[START]
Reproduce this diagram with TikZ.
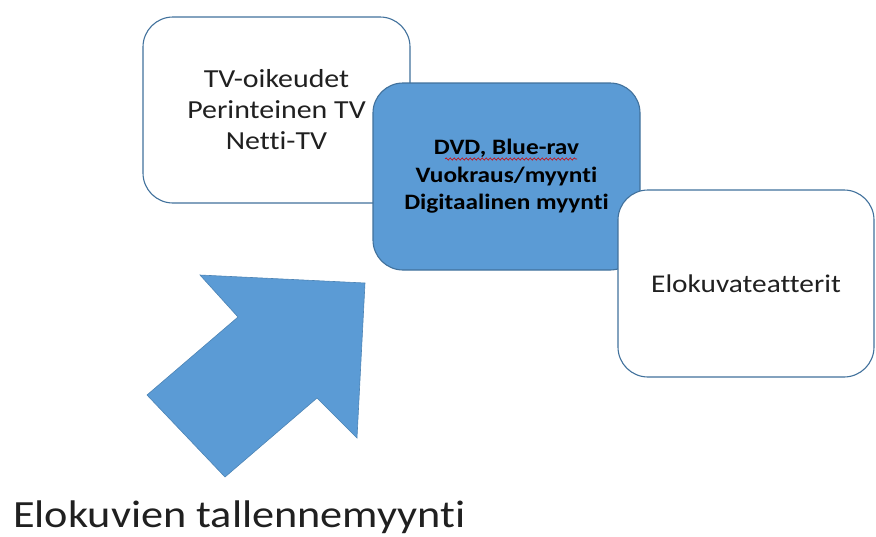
\documentclass[tikz,border=0pt]{standalone}
\usepackage{fontspec}
\setmainfont{Carlito}[FakeStretch=1.15, Ligatures={NoCommon}]
\usetikzlibrary{decorations.pathmorphing}
\definecolor{fillblue}{HTML}{5B9BD5}
\definecolor{edgeblue}{HTML}{41719C}
\definecolor{inkgray}{HTML}{202020}
\tikzset{
  card/.style={draw=edgeblue, line width=1.1pt, rounded corners=30pt,
    inner sep=0pt, align=center, text=inkgray},
  whitecard/.style={card, fill=white},
  bluecard/.style={card, fill=fillblue, text=black},
  bigarrow/.style={fill=fillblue, draw=fillblue!85!black, line width=0.6pt, line join=miter},
  spellmark/.style={draw=red!85!black, line width=0.6pt, decorate,
    decoration={snake, amplitude=1.1pt, segment length=4pt}},
}
\begin{document}
\begin{tikzpicture}[x=1pt, y=-1pt]
  \useasboundingbox (0,0) rectangle (876,536);

  % rights and television box
  \node[whitecard, minimum width=267pt, minimum height=186pt,
        font=\fontsize{26}{31}\selectfont] (tv) at (276.5,110)
        {TV-oikeudet\\Perinteinen TV\\Netti-TV};

  % home video box
  \node[bluecard, minimum width=267pt, minimum height=187pt,
        font=\fontsize{22}{27.5}\selectfont\bfseries] (dvd) at (506.5,176.5)
        {DVD, Blue-rav\\Vuokraus/myynti\\Digitaalinen myynti};
  \coordinate (wavyA) at (445,159);
  \coordinate (wavyB) at (577,159);
  \path[spellmark] (wavyA) -- (wavyB);

  % cinema box
  \node[whitecard, minimum width=256pt, minimum height=187pt,
        font=\fontsize{25.5}{30}\selectfont] (cinema) at (746,283.5)
        {Elokuvateatterit};

  % block arrow pointing up and right
  \path[bigarrow] (147,395) -- (238,317) -- (200,275) -- (365,283)
        -- (357,438) -- (317,398) -- (225,477) -- cycle;

  % caption
  \node[anchor=base west, inner sep=0pt, text=inkgray,
        font=\fontsize{38.5}{44}\selectfont] (caption) at (13,527)
        {Elokuvien tallennemyynti};
\end{tikzpicture}
\end{document}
[END]
Leave every image out, and retype the material exactly.

Reproduce this diagram with TikZ.
\documentclass[tikz,border=0pt]{standalone}
\usepackage{fontspec}
\setmainfont{Carlito}[FakeStretch=1.15, Ligatures={NoCommon}]
\usetikzlibrary{decorations.pathmorphing}
\definecolor{fillblue}{HTML}{5B9BD5}
\definecolor{edgeblue}{HTML}{41719C}
\definecolor{inkgray}{HTML}{202020}
\tikzset{
  card/.style={draw=edgeblue, line width=1.1pt, rounded corners=30pt,
    inner sep=0pt, align=center, text=inkgray},
  whitecard/.style={card, fill=white},
  bluecard/.style={card, fill=fillblue, text=black},
  bigarrow/.style={fill=fillblue, draw=fillblue!85!black, line width=0.6pt, line join=miter},
  spellmark/.style={draw=red!85!black, line width=0.6pt, decorate,
    decoration={snake, amplitude=1.1pt, segment length=4pt}},
}
\begin{document}
\begin{tikzpicture}[x=1pt, y=-1pt]
  \useasboundingbox (0,0) rectangle (876,536);

  % rights and television box
  \node[whitecard, minimum width=267pt, minimum height=186pt,
        font=\fontsize{26}{31}\selectfont] (tv) at (276.5,110)
        {TV-oikeudet\\Perinteinen TV\\Netti-TV};

  % home video box
  \node[bluecard, minimum width=267pt, minimum height=187pt,
        font=\fontsize{22}{27.5}\selectfont\bfseries] (dvd) at (506.5,176.5)
        {DVD, Blue-rav\\Vuokraus/myynti\\Digitaalinen myynti};
  \coordinate (wavyA) at (445,159);
  \coordinate (wavyB) at (577,159);
  \path[spellmark] (wavyA) -- (wavyB);

  % cinema box
  \node[whitecard, minimum width=256pt, minimum height=187pt,
        font=\fontsize{25.5}{30}\selectfont] (cinema) at (746,283.5)
        {Elokuvateatterit};

  % block arrow pointing up and right
  \path[bigarrow] (147,395) -- (238,317) -- (200,275) -- (365,283)
        -- (357,438) -- (317,398) -- (225,477) -- cycle;

  % caption
  \node[anchor=base west, inner sep=0pt, text=inkgray,
        font=\fontsize{38.5}{44}\selectfont] (caption) at (13,527)
        {Elokuvien tallennemyynti};
\end{tikzpicture}
\end{document}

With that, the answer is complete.